Reinsman Tacky Too Pad

Flash forward to Christmas and my parents noted that I shared a page on FB to win a Professionals Choice Air Ride. I knew nothing about the pad and did no research, but figured if I won the thing I could at least resell it. Well, in true mom fashion she figured I would never win it and bought me one for Christmas. I was really, really hoping it would work to avoid returning a wonderful gift, but unfortunately the thing was 3"of thick, hard wool batting and when I put it on her short back it went past her hips and over her butt. That definitely wouldn't work as it would either cause massive irritation or push the saddle forward with every step she took. So I apologized to mum and returned it.

Prior to returning it, I measured the length and noted that it was 30". Yep, my mare has a very short back. Unfortunately, that meant that the new Tacky Too pad pictured above, also 30", would be way too long on her. Darn.

Ok...I'm nearly getting to the point...just one more piece of background information to share.

On Saturday, I tacked up as usual and found it odd that the Advantage seemed tilted slightly forward. Almost like it was a little too wide. Last time I rode was 2 weeks ago and it looked near perfect on her and had the most even sweat pattern possible.  I rode and she moved out like usual, but at the end I wasn't all that happy with the sweat pattern. Now, she wasn't particularly sweaty anyway (odd in itself given the exertion and the other horses were covered in it) but the sweat pattern was only present under the front 2/3rds of the saddle with the back 1/3rd being completely dry. In the last year I have never seen this pattern on her before. Hmmm...

Last night I went to the barn and measured my saddle and the current pad. The pad measures 22" across the spine and the saddle 24". The pad is 2" shorter than my saddle. Looking at her back, the way this pad fits and the way the 30" fit, I believe a 26" pad would be perfect but could go up to 28" in a pinch. That would rest just in front of her hips.

I came back home and began a several hour internet search on saddle pad options. I knew a few facts:

  1. I wanted something shimmable so that I can add to the front to tilt the saddle back a bit if it has somehow gotten too wide in the last 2 weeks.
  2. Has to be at least 24" at bare minimum, no more than 28"
  3. She absolutely hated the Toklat Coolback pad
  4. Pure wool (on both sides without any other material) doesn't work for her either
With all those in mind, I drove the hubby absolutely insane with potential candidates as he tried to focus on yet another post-Apocalypse movie (which was actually pretty good for the genre) and tune me out.

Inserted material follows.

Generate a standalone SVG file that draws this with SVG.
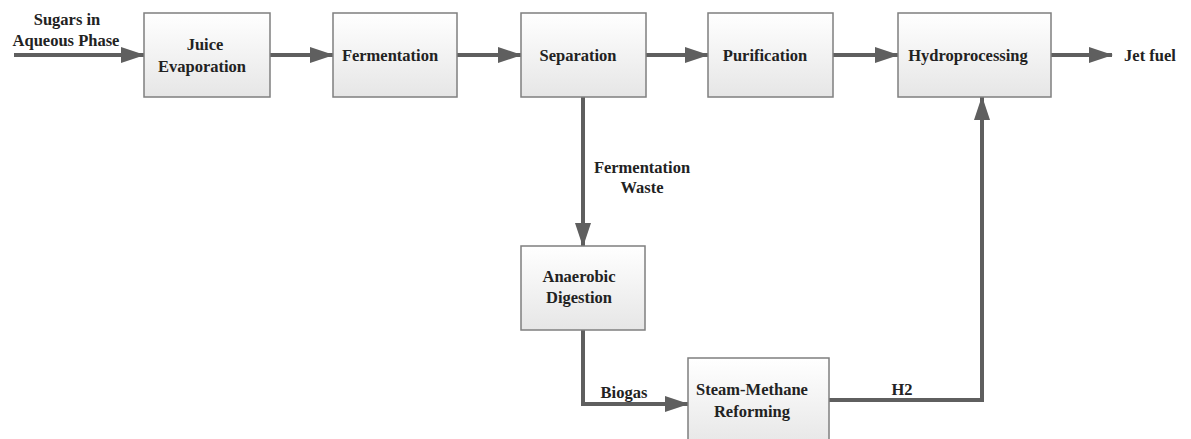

In the end I decided on this beauty:

Thin Line Sheepskin Endurance Pad

Why this one?

It fit pretty much everything I wanted. It is shimmable at the front, middle or rear or any combination you decide to spend money buying. The underside is 100% merino wool while the top is their high tech material. Thin Line is known for great shock absorption while maintaining a close contact feel and light weight. Plus they claim it is non slip. Oh! It has a 30 day money back return policy.

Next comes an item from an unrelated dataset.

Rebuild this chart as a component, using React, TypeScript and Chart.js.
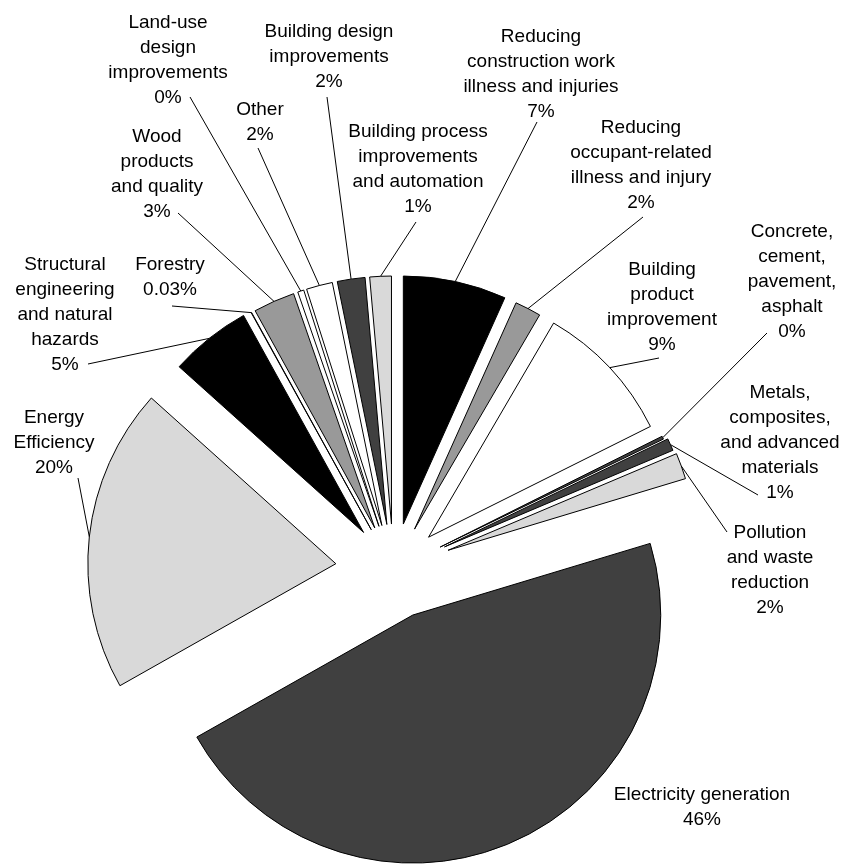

The only downside is that it comes in at 25" which just barely makes the cut off. They also failed to mention on the website the actual thickness of the pad. Her Advantage generally works better with a thinner pad, so we will see.

Dusty talked me out of buying the shims for the front like I wanted. I'm not 100% sure why I didn't anyway since it was free shipping due to the pad and only $23 for the pair. I think he really doesn't believe the pad will work for her, so the less investment the better. He also thinks I'm a little nutty for trying to re-invent the wheel after only one ride where it seemed a little off.

Ok......given all of that......

My next 50 is in 4 weeks. My plan is to do one last 20 mile ride this weekend, then a 6-10 mile ride the following and let her rest after that.

The pad has shipped and should hopefully arrive prior to my 20.

This is where I need advice.

Do I try the pad on her during the 20 miles with the risk that it won't work out and I won't get my miles in? When I tried to Coolback it was so bad that she refused to move and just kept trying to bite at it to remove it while glaring at my stupidity. This ended the ride very quickly with me hand walking her back several miles.

Do I wait and hold off until the following weekend's shorter and less critical ride? But then I worry that it won't be a good enough test of whether the pad will work or not.

Then the bigger question:

If I do try it out on either of the next two weekends (or I guess both if it goes well), do I tempt fate to use it during the 50?

I know the general rule is nothing new on race day, so if I don't try it out at all I would never throw it on her for the 50, but is a 20 mile ride enough of a test? Is a 10 mile ride? Where do you draw the line?

My current thought is this: if it comes in time for the weekend give it a try. In the past, when things don't work out on her it is pretty obvious from the start, so if I'm a few miles in I can always turn around and walk her out and change out for the current pad and go again.

If it produces a comfortable ride for us both with a nice sweat pattern, try it again the following weekend.

I think I would still lean towards starting the 50 in the Reinsman just to be safe, but then if she is showing anything weird in the sweat pattern or is sore at all I can toss the Thin Line on her and potentially be able to finish.

I just don't know!!!

1 comment:

  1. I would do exactly what you're planing to do already! In fact, that's exactly how I've tested my tack out before: by taking any new gear on a ride 15+ miles in length. The idea being that I want to make sure it will work for Lily for a distance that's at least equal to one loop at an endurance ride.

    So if it arrives in time, take it for the ride this weekend. Just factor in some extra time in case Gem decides she doesn't like it and you need to walk her back to the trailer to swap out pads.

    I hope the Thinline works for you! I've heard great things about their products!